Princess Diana reportedly feared dying in a staged car accident.
The princess, who died in a car crash in Paris in August 1997, aged 36, voiced her fears in a note to Lord Mishcon, her lawyer, in October 1995.
Lord Mishcon had given his account of Diana's fears to senior Metropolitan Police officers after the princess's death.
Officers stored the note stored in a safe. It wasn't handed to the authorities in France, where the crash was being investigated, until years later.
Members of the royal family, among them princes William and Harry, and Diana's brother and sisters, weren't aware of the note for a long time, according to the ‘Mail on Sunday’ newspaper.
The princess, her boyfriend Dodi Fayed and their driver Henri Paul died in the crash in Paris.
Michael Mansfield, the lawyer who represented Mohamed Al Fayed, Dodi's father, believes the note should have been handed to the French investigators at the earliest chance.

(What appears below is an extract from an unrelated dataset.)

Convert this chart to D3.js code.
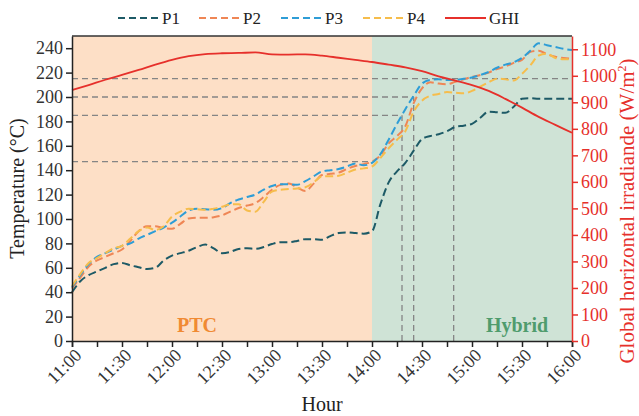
<!DOCTYPE html>
<html>
<head>
<meta charset="utf-8">
<script src="https://cdn.jsdelivr.net/npm/d3@7"></script>
<style>
body { margin: 0; background: #fff; }
svg text { font-family: "Liberation Serif", "Times New Roman", serif; }
</style>
</head>
<body>
<div id="chart"></div>
<script>
// readings every 5 min, 11:00 -> 16:00
const startTime = "11:00";
const stepMin = 5;

const p1 = [40, 49, 54, 57, 60, 63, 64, 62, 60.5, 59, 60, 66, 70, 72, 74, 77, 79, 76, 72, 73,
    75.5, 76, 75.5, 77, 79.5, 81, 81, 82, 83.5, 83.5, 83, 86, 88.5, 89, 88.5, 88, 90, 112, 130, 139,
    146, 156, 165.5, 168, 169.5, 172, 175.5, 176.5, 178, 183, 188, 187.5, 187, 192, 198.5, 199, 198.5, 198.5, 198.5, 198.5,
    198.5];
const p2 = [43, 52, 61, 66, 69, 72, 75, 82, 90, 94, 94, 92.5, 92, 96, 100.5, 101, 101, 101.5, 103, 106,
    109, 111, 113, 118, 124, 128, 129, 126, 123, 129, 136, 137, 138, 141, 143.5, 145, 147, 152, 162, 168,
    176, 195, 207, 212, 211, 210.5, 212.5, 214.5, 216.5, 218, 220, 223, 225, 228, 230.5, 237, 238, 235, 233, 232,
    231.5];
const p3 = [44, 54, 63, 69, 72, 75, 78, 80, 84, 87, 90, 93, 97, 102, 107, 108.5, 108, 107.5, 109, 113,
    116, 118, 120, 124, 127, 128.5, 128.5, 128, 131, 135, 139, 140, 141, 143, 145.5, 144, 146, 153, 165, 178,
    190, 201, 211, 214, 214.5, 214, 214, 215, 216, 218, 220.5, 224, 226.5, 228.5, 232, 238, 244, 242.5, 241, 239.5,
    238.5];
const p4 = [45, 55, 64, 68, 72, 76, 78, 84, 90, 93, 91, 94, 102, 106, 108.5, 108, 107.5, 108.5, 110, 112,
    112, 107, 106, 114, 122.5, 124, 124.5, 125, 126, 130, 135, 135, 135.5, 138, 140.5, 141.5, 143, 150, 158, 165,
    172, 188, 197, 201, 202.5, 204, 203.5, 203, 205, 208.5, 212, 215, 214.5, 213.5, 219, 226, 234, 235.5, 232, 231,
    231];

// GHI every 10 min
const ghiStep = 10;
const ghi = [946, 965, 985, 1003, 1022, 1042, 1060, 1074, 1082, 1085, 1086, 1088, 1081, 1080, 1081, 1076,
    1068, 1060, 1052, 1042, 1032, 1018, 998, 982, 965, 943, 913, 880, 845, 815, 785];

const seriesNames = ["P1", "P2", "P3", "P4"];
const seriesColors = ["#1d5a66", "#ef8655", "#2e9dd6", "#f6bd4c"];
const ghiColor = "#e6302b";

// guide lines
const hLineTemps = [215, 200, 185, 147];
const hLineEnds = ["16:00", "14:25", "14:18", "14:00"];
const vLineTimes = ["14:18", "14:25", "14:49"];
const vLineTemps = [185, 200, 215];

const modeNames = ["PTC", "Hybrid"];
const modeStarts = ["11:00", "14:00"];
const modeEnds = ["14:00", "16:00"];

const tempTicks = d3.range(0, 241, 20);
const ghiTicks = d3.range(0, 1101, 100);

const W = 639, H = 416;
const margin = {top: 36, right: 67, bottom: 75, left: 72};
const width = W - margin.left - margin.right;
const height = H - margin.top - margin.bottom;

const parse = d3.timeParse("%H:%M");
const t0 = parse(startTime);
const pTimes = p1.map((d, i) => d3.timeMinute.offset(t0, i * stepMin));
const ghiTimes = ghi.map((d, i) => d3.timeMinute.offset(t0, i * ghiStep));

const svg = d3.select("#chart").append("svg")
    .attr("width", W)
    .attr("height", H);

const g = svg.append("g")
    .attr("transform", `translate(${margin.left},${margin.top})`);

const x = d3.scaleTime()
    .domain([parse("11:00"), parse("16:00")])
    .range([0, width]);
const y = d3.scaleLinear().domain([0, 250]).range([height, 0]);
const y2 = d3.scaleLinear().domain([0, 1150]).range([height, 0]);

// background regions
const modeFill = ["#fddfc6", "#cfe3d6"];
const modeText = ["#f08a33", "#4f9c6d"];
modeNames.forEach((m, i) => {
    g.append("rect")
        .attr("x", x(parse(modeStarts[i])))
        .attr("y", 0)
        .attr("width", x(parse(modeEnds[i])) - x(parse(modeStarts[i])))
        .attr("height", height)
        .attr("fill", modeFill[i]);
});

// guide lines
const guideStyle = sel => sel.attr("stroke", "#858585")
    .attr("stroke-width", 1.3)
    .attr("stroke-dasharray", "6,4")
    .attr("fill", "none");
hLineTemps.forEach((t, i) => {
    g.append("line")
        .attr("x1", 0).attr("x2", x(parse(hLineEnds[i])))
        .attr("y1", y(t)).attr("y2", y(t))
        .call(guideStyle);
});
vLineTimes.forEach((t, i) => {
    g.append("line")
        .attr("x1", x(parse(t))).attr("x2", x(parse(t)))
        .attr("y1", height).attr("y2", y(vLineTemps[i]))
        .call(guideStyle);
});

// mode labels
modeNames.forEach((m, i) => {
    const cx = i === 0 ? x(parse("12:15")) : x(parse("15:27"));
    g.append("text")
        .attr("x", cx)
        .attr("y", height - 9)
        .attr("text-anchor", "middle")
        .attr("font-size", 20)
        .attr("font-weight", "bold")
        .attr("fill", modeText[i])
        .text(m);
});

// series
const line = d3.line()
    .x((d, i) => x(pTimes[i]))
    .y(d => y(d))
    .curve(d3.curveMonotoneX);
[p1, p2, p3, p4].forEach((s, i) => {
    g.append("path")
        .datum(s)
        .attr("d", line)
        .attr("fill", "none")
        .attr("stroke", seriesColors[i])
        .attr("stroke-width", 2)
        .attr("stroke-dasharray", "8,4");
});

const ghiLine = d3.line()
    .x((d, i) => x(ghiTimes[i]))
    .y(d => y2(d))
    .curve(d3.curveMonotoneX);
g.append("path")
    .datum(ghi)
    .attr("d", ghiLine)
    .attr("fill", "none")
    .attr("stroke", ghiColor)
    .attr("stroke-width", 1.8);

// frame top
g.append("line")
    .attr("x1", 0).attr("x2", width)
    .attr("y1", 0).attr("y2", 0)
    .attr("stroke", "#333").attr("stroke-width", 1.5);

// axes
const xAxis = g.append("g")
    .attr("transform", `translate(0,${height})`)
    .call(d3.axisBottom(x)
        .ticks(d3.timeMinute.every(15))
        .tickSizeOuter(0)
        .tickSize(6)
        .tickFormat(d => d.getMinutes() % 30 === 0 ? d3.timeFormat("%H:%M")(d) : ""));
xAxis.selectAll("text")
    .attr("font-size", 18)
    .attr("fill", "#333")
    .attr("text-anchor", "end")
    .attr("transform", "rotate(-45)")
    .attr("dx", "-0.2em")
    .attr("dy", "0.5em");

const yAxis = g.append("g")
    .call(d3.axisLeft(y).tickValues(tempTicks).tickSize(6).tickSizeOuter(0));
yAxis.selectAll("text").attr("font-size", 18).attr("fill", "#333");

const y2Axis = g.append("g")
    .attr("transform", `translate(${width},0)`)
    .call(d3.axisRight(y2).tickValues(ghiTicks).tickSize(6).tickSizeOuter(0).tickFormat(d3.format("d")));
y2Axis.selectAll("text").attr("font-size", 18).attr("fill", ghiColor);
y2Axis.selectAll("line, path").attr("stroke", ghiColor).attr("stroke-width", 1.5);

[xAxis, yAxis].forEach(a => a.selectAll("line, path").attr("stroke", "#222").attr("stroke-width", 1.5));

// axis titles
svg.append("text")
    .attr("transform", `translate(24,${margin.top + height / 2}) rotate(-90)`)
    .attr("text-anchor", "middle")
    .attr("font-size", 20)
    .attr("fill", "#222")
    .text("Temperature (°C)");

const rt = svg.append("text")
    .attr("transform", `translate(634,211) rotate(-90)`)
    .attr("text-anchor", "middle")
    .attr("font-size", 21)
    .attr("fill", ghiColor);
rt.append("tspan").text("Global horizontal irradiande (W/m");
rt.append("tspan").attr("font-size", 12).attr("dy", -8).text("2");
rt.append("tspan").attr("dy", 8).text(")");

svg.append("text")
    .attr("x", margin.left + width / 2)
    .attr("y", 411)
    .attr("text-anchor", "middle")
    .attr("font-size", 20)
    .attr("fill", "#222")
    .text("Hour");

// legend
const legendData = seriesNames.map((n, i) => ({name: n, color: seriesColors[i], dash: "7,4"}))
    .concat([{name: "GHI", color: ghiColor, dash: null}]);
const legendX = [118, 199, 281, 363, 445];
const legend = svg.append("g").attr("transform", "translate(0,18)");
const item = legend.selectAll("g")
    .data(legendData)
    .join("g")
    .attr("transform", (d, i) => `translate(${legendX[i]},0)`);
item.append("line")
    .attr("x1", 0).attr("x2", 41)
    .attr("stroke", d => d.color)
    .attr("stroke-width", 2.2)
    .attr("stroke-dasharray", d => d.dash);
item.append("text")
    .attr("x", 44)
    .attr("dy", "0.35em")
    .attr("font-size", 17)
    .attr("fill", "#222")
    .text(d => d.name);
</script>
</body>
</html>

In the new Channel 4 documentary 'Investigating Diana: Death In Paris', he says: "The note is important because it's equivalent to somebody's premonition.
"If you were a police officer investigating it, you want to hand the account over to the French. They didn't do that. They stick it in the safe and they don't reveal it."
Mohamed Al Fayed previously alleged that British secret agents might have been involved in the death of his son and the princess.
However, a coroner’s jury decided that Diana and Dodi actually died because of reckless speed and drinking by their driver.
Princes William and Harry also endorsed the jury’s verdict.
They said in a statement at the time: "We agree with their verdicts, and are both hugely grateful to each and every one of them for the forbearance they have shown in accepting such significant disruption to their lives over the past six months."